The Thanksgiving story subliminally invites us to believe that indigenous Americans have been offered a place at the table.
Thanksgiving is America's guilty holiday, a kind of camouflage, a symbolic excuse to ignore the elimination of whole populations of indigenous Americans by disease or war.
The Pilgrims displayed a distinct lack of generosity when Indians began dying from smallpox.
"It pleased God to afflict these Indians with such a deadly sickness, that out of 1,000, over 950 of them died, and many of them lay rotting above the ground for want of burial," wrote William Bradford, governor of Plymouth Colony.
No, the Pilgrims were not architects of all the injustices against Indians. But they set the tone.

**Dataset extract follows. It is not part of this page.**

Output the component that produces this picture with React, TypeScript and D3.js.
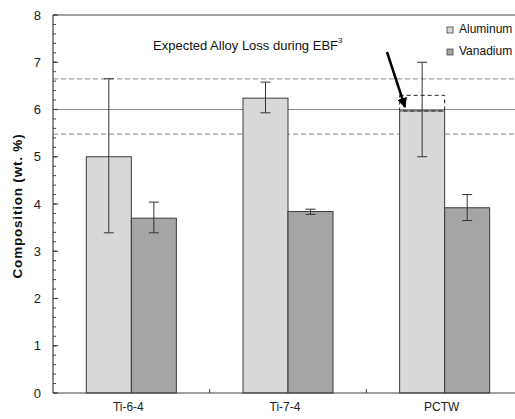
import React from "react";
import * as d3 from "d3";

const categories = ["Ti-6-4", "Ti-7-4", "PCTW"];
const seriesNames = ["Aluminum", "Vanadium"];
const aluminum = [5.0, 6.24, 5.97];
const aluminumLow = [3.39, 5.93, 5.0];
const aluminumHigh = [6.65, 6.58, 7.0];
const vanadium = [3.7, 3.84, 3.92];
const vanadiumLow = [3.39, 3.78, 3.65];
const vanadiumHigh = [4.04, 3.89, 4.2];
const yTicks = [0, 1, 2, 3, 4, 5, 6, 7, 8];
const nominalAl = 6;
const bandLines = [6.65, 5.48];
const expectedTop = 6.3;

const W = 515;
const H = 419;
const left = 53;
const right = 523;
const top = 15;
const bottom = 393;
const colors = ["#d8d8d8", "#a5a5a5"];
const font = "Arial, 'Liberation Sans', sans-serif";

const App = () => {
  const x = d3.scaleBand<string>().domain(categories).range([left, right]).padding(0);
  const inner = d3
    .scaleBand<string>()
    .domain(seriesNames)
    .range([0, x.bandwidth()])
    .paddingInner(0)
    .paddingOuter(0.74);
  const y = d3.scaleLinear().domain([0, 8]).range([bottom, top]);
  const minor = d3.range(0, 8.001, 0.2);

  const series = [
    { name: seriesNames[0], v: aluminum, lo: aluminumLow, hi: aluminumHigh },
    { name: seriesNames[1], v: vanadium, lo: vanadiumLow, hi: vanadiumHigh },
  ];

  const pctwX = (x("PCTW") ?? 0) + (inner("Aluminum") ?? 0);
  const arrowTip: [number, number] = [405, 107];
  const arrowStart: [number, number] = [387, 52];

  return (
    <svg
      width={W}
      height={H}
      style={{ position: "absolute", left: 0, top: 0, background: "#fff" }}
      fontFamily={font}
    >
      <defs>
        <marker id="ah" viewBox="0 0 10 10" refX="9" refY="5" markerWidth="4" markerHeight="4" orient="auto">
          <path d="M0,0 L10,5 L0,10 z" fill="#000" />
        </marker>
        <clipPath id="plot">
          <rect x={left} y={top} width={W - left} height={bottom - top} />
        </clipPath>
      </defs>

      {/* reference lines */}
      <g clipPath="url(#plot)">
        <line x1={left} x2={W} y1={y(nominalAl)} y2={y(nominalAl)} stroke="#8c8c8c" strokeWidth={1} />
        {bandLines.map((b) => (
          <line key={b} x1={left} x2={W} y1={y(b)} y2={y(b)} stroke="#a0a0a0" strokeWidth={1.3} strokeDasharray="5,3" />
        ))}
      </g>

      {/* bars */}
      {series.map((s, si) =>
        categories.map((c, ci) => {
          const bx = (x(c) ?? 0) + (inner(s.name) ?? 0);
          return (
            <rect
              key={s.name + c}
              x={bx}
              y={y(s.v[ci])}
              width={inner.bandwidth()}
              height={bottom - y(s.v[ci])}
              fill={colors[si]}
              stroke="#3a3a3a"
              strokeWidth={1}
            />
          );
        })
      )}

      {/* error bars */}
      {series.map((s) =>
        categories.map((c, ci) => {
          const cx = (x(c) ?? 0) + (inner(s.name) ?? 0) + inner.bandwidth() / 2;
          return (
            <g key={"e" + s.name + c} stroke="#333" strokeWidth={1}>
              <line x1={cx} x2={cx} y1={y(s.hi[ci])} y2={y(s.lo[ci])} />
              <line x1={cx - 5} x2={cx + 5} y1={y(s.hi[ci])} y2={y(s.hi[ci])} />
              <line x1={cx - 5} x2={cx + 5} y1={y(s.lo[ci])} y2={y(s.lo[ci])} />
            </g>
          );
        })
      )}

      {/* expected loss box */}
      <rect
        x={pctwX}
        y={y(expectedTop)}
        width={inner.bandwidth()}
        height={y(aluminum[2]) - y(expectedTop)}
        fill="none"
        stroke="#222"
        strokeWidth={1}
        strokeDasharray="4,3"
      />
      <line
        x1={arrowStart[0]}
        y1={arrowStart[1]}
        x2={arrowTip[0]}
        y2={arrowTip[1]}
        stroke="#000"
        strokeWidth={2.5}
        markerEnd="url(#ah)"
      />
      <text x={153} y={50} fontSize={13} fill="#111">
        Expected Alloy Loss during EBF
        <tspan dy={-7} fontSize={8}>3</tspan>
      </text>

      {/* axes */}
      <line x1={left} x2={W} y1={top} y2={top} stroke="#444" strokeWidth={1} />
      <line x1={left} x2={W} y1={bottom} y2={bottom} stroke="#444" strokeWidth={1.2} />
      <line x1={left} x2={left} y1={top} y2={bottom} stroke="#444" strokeWidth={1.2} />
      {minor.map((t) => (
        <line key={"m" + t} x1={left} x2={left + 3} y1={y(t)} y2={y(t)} stroke="#444" />
      ))}
      {yTicks.map((t) => (
        <g key={"t" + t}>
          <line x1={left} x2={left + 5} y1={y(t)} y2={y(t)} stroke="#444" strokeWidth={1.2} />
          <text x={41} y={y(t)} dy="0.35em" textAnchor="end" fontSize={13} fill="#222">
            {t}
          </text>
        </g>
      ))}
      {categories.slice(1).map((c) => (
        <line key={"ct" + c} x1={x(c)} x2={x(c)} y1={bottom} y2={bottom - 4} stroke="#444" />
      ))}
      {categories.map((c) => (
        <text
          key={"cl" + c}
          x={(x(c) ?? 0) + x.bandwidth() / 2 - 3}
          y={411}
          textAnchor="middle"
          fontSize={12}
          fill="#222"
        >
          {c}
        </text>
      ))}
      <text
        transform={`translate(22,206) rotate(-90)`}
        textAnchor="middle"
        fontSize={13.5}
        letterSpacing={0.8}
        fontWeight="bold"
        fill="#111"
      >
        Composition (wt. %)
      </text>

      {/* legend */}
      {seriesNames.map((n, i) => (
        <g key={"lg" + n} transform={`translate(447,${27 + i * 22})`}>
          <rect x={0} y={0} width={6} height={6} fill={colors[i]} stroke="#444" strokeWidth={0.8} />
          <text x={12} y={6} fontSize={12} fill="#111">
            {n}
          </text>
        </g>
      ))}
    </svg>
  );
};

export default App;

For more on the subject, see Why Thanksgiving Pageants Are Wrong and Change Columbus Day or Thanksgiving?

2 comments:
I was disheartened to see this image on a Thanksgiving promotion for a great product that I use almost every day:
http://agilewebsolutions.com/images/pristine/gift/pilgrim-indian.png
(It was from this page: http://agilewebsolutions.com/customer/thanksgiving_intro, which I don't think can be accessed without an account.)
Is there a web page I can point businesses to that offers a concise explanation of why it's important not to use this kind of stereotyped imagery?
I've addressed that topic many times. For instance, in Why Thanksgiving Pageants Are Wrong and Playing Indian for Thanksgiving. My Thanksgiving page has links to other resources. But I'm not sure any of the explanations are concise.
Let's see...why is a generic Indian wrong? Because it falsely represents the Wampanoag Indians who participated in the first Thanksgiving. Because it reduces hundreds of different Indian cultures to a single stereotype.